In his hearing for the nomination for the head of the US Central Command yesterday, Lieutenant General, Michael E. Kurilla, told the Senate Armed Services Committee that "If Russia does invade Ukraine they would not hesitate to be able to act as a spoiler in Syria as well".
Over the past few months, Russian forces have been massing at their border with Ukraine in an apparent threat to invade it and annex the rest or other parts of the country, resulting in NATO member states deploying their forces and equipment to the region in an attempt to deter such an attack.
Talks between Russian President, Vladimir Putin, and various Western leaders have taken place over the months in efforts to calm the tensions, but the possibility of an offensive by Moscow or the breakout of conflict still remains uncertain to many.

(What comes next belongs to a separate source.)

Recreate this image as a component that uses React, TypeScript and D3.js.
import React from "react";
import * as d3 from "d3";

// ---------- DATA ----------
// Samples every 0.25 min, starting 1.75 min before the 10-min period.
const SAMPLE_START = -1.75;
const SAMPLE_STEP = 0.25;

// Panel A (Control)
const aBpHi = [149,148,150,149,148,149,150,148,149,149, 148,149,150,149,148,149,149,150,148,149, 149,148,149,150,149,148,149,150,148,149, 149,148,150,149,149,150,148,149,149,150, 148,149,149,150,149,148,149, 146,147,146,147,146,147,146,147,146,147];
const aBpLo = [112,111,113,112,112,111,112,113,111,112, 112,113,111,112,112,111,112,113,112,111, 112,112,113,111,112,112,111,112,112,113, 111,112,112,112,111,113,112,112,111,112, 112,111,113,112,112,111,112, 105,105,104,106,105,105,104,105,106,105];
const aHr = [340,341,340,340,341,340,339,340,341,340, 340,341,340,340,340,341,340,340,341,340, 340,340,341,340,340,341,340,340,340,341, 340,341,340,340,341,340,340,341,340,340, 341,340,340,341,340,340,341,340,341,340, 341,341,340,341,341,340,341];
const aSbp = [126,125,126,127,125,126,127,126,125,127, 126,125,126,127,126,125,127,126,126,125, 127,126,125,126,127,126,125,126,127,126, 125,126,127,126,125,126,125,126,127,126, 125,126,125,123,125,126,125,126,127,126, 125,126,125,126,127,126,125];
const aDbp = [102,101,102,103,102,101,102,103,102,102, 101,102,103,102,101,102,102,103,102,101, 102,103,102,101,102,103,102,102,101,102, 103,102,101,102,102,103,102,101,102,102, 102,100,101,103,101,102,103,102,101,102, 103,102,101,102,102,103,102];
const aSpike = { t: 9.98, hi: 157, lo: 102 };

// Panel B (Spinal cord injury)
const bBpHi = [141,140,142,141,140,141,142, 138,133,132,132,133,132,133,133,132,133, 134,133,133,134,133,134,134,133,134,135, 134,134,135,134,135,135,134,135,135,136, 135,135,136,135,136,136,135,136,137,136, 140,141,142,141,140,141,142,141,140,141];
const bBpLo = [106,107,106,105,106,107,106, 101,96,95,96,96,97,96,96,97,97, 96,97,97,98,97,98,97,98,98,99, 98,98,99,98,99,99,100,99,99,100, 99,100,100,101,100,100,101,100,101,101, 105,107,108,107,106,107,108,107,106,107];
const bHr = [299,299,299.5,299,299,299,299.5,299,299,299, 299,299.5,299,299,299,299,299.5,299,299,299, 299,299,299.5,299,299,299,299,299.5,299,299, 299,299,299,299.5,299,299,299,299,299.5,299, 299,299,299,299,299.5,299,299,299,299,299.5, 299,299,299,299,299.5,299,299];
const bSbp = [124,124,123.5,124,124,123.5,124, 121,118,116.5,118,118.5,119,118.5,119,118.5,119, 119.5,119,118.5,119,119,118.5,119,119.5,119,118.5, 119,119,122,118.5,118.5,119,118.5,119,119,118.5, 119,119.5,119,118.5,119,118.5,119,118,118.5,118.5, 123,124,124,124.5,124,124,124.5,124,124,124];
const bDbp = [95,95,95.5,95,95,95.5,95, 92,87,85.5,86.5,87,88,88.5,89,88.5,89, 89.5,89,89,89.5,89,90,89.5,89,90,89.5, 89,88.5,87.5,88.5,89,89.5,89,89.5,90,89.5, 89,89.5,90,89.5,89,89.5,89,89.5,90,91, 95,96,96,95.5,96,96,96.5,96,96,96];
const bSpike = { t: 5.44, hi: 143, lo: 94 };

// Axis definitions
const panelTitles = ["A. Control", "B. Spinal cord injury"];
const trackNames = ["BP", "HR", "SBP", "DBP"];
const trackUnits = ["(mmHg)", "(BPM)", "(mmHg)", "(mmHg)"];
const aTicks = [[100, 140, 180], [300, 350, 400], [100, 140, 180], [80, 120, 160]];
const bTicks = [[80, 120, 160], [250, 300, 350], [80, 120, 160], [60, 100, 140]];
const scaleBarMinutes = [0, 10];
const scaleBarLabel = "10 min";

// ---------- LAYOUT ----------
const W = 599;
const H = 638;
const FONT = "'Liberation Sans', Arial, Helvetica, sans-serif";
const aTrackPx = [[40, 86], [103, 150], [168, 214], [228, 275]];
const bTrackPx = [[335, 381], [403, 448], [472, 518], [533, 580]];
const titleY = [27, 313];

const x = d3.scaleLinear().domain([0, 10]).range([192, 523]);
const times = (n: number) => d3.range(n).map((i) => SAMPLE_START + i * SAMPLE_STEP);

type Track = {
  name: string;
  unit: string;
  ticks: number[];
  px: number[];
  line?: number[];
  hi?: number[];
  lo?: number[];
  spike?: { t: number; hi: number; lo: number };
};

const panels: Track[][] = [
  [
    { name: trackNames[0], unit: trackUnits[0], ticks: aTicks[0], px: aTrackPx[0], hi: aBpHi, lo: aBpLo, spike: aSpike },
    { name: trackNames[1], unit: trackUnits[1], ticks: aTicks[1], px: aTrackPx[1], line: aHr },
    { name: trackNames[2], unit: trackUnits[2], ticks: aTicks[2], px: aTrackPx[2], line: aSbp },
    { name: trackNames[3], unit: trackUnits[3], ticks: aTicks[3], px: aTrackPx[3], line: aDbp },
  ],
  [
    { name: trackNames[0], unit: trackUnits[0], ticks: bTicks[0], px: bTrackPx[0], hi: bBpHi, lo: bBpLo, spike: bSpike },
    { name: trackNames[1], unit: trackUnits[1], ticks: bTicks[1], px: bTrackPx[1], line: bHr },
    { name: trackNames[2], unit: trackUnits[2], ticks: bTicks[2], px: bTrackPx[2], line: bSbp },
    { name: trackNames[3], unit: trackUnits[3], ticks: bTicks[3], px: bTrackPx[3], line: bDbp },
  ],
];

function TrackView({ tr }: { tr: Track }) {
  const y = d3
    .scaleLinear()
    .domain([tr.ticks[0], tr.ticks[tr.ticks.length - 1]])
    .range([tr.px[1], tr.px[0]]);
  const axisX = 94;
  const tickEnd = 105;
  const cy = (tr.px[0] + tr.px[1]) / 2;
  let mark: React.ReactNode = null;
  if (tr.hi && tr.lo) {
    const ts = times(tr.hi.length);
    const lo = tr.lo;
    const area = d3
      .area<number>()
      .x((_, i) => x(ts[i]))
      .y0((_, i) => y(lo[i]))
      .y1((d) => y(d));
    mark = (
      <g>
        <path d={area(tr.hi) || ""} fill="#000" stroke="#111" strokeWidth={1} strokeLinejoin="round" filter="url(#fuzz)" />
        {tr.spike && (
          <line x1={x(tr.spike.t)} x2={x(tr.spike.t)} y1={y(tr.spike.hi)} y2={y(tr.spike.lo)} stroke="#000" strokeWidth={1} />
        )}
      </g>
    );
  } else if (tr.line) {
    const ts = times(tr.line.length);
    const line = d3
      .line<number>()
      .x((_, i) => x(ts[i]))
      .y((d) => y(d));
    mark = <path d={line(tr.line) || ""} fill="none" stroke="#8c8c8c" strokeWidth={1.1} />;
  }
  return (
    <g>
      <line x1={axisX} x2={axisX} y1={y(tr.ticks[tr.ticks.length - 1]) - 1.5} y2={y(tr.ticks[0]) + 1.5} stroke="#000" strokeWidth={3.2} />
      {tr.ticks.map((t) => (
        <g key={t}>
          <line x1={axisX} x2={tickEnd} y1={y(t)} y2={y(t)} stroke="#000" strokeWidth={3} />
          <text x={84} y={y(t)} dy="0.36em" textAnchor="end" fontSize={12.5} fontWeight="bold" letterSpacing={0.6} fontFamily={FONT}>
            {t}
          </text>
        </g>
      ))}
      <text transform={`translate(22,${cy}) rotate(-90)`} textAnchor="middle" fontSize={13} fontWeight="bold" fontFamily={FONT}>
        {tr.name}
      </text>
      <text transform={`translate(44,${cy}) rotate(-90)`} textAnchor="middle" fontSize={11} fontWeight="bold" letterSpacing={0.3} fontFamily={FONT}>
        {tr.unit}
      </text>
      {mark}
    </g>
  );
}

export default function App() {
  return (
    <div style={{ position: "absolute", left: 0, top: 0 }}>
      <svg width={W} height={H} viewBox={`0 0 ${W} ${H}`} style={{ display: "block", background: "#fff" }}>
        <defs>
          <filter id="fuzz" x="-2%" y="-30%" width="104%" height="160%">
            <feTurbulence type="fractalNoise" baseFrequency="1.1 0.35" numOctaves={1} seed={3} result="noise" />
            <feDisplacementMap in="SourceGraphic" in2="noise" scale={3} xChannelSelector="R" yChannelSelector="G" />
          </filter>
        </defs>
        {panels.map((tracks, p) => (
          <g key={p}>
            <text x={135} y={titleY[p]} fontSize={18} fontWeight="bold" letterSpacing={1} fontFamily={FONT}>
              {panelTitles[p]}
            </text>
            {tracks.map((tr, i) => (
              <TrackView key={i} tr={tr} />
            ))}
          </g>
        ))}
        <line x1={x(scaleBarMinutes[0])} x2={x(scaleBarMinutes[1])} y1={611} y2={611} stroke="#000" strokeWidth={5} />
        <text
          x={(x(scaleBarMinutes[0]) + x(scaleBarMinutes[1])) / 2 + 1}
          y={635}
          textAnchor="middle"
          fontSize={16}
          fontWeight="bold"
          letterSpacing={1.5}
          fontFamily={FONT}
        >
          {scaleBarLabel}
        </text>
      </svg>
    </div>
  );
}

The assessment of Kurilla, however, who is set to take over from retiring Marine General, Frank McKenzie, would mean that the war in Ukraine could have far-reaching consequences and may impact areas such as Syria, where Russia already has forces stationed in.
Although he did not elaborate further on his prediction, he stressed that "the United States faces a new era of strategic competition with China and Russia that is not confined to one geographical region and extends into the [Central Command] area of responsibility" which he would oversee.
Kurilla expanded on the role of China as a rising adversary to the US, saying that while Washington "rightfully prioritises competition with China, we must remain engaged in the Middle East and Central and South Asia." Those areas, he insisted, will be a main battleground between American and Chinese influence, pointing out that 18 of the 21 countries in the Central Command region have already signed strategic agreements with Beijing.
The projected top US General also advocated a pragmatic approach to dealing with the Taliban government in Afghanistan, up to the point of possibly working with it to combat the Daesh terror group in the country. Washington must also find ways to alleviate the humanitarian crisis in Afghanistan, Kurilla said, proposing helping the Taliban deliver food packages and essentials.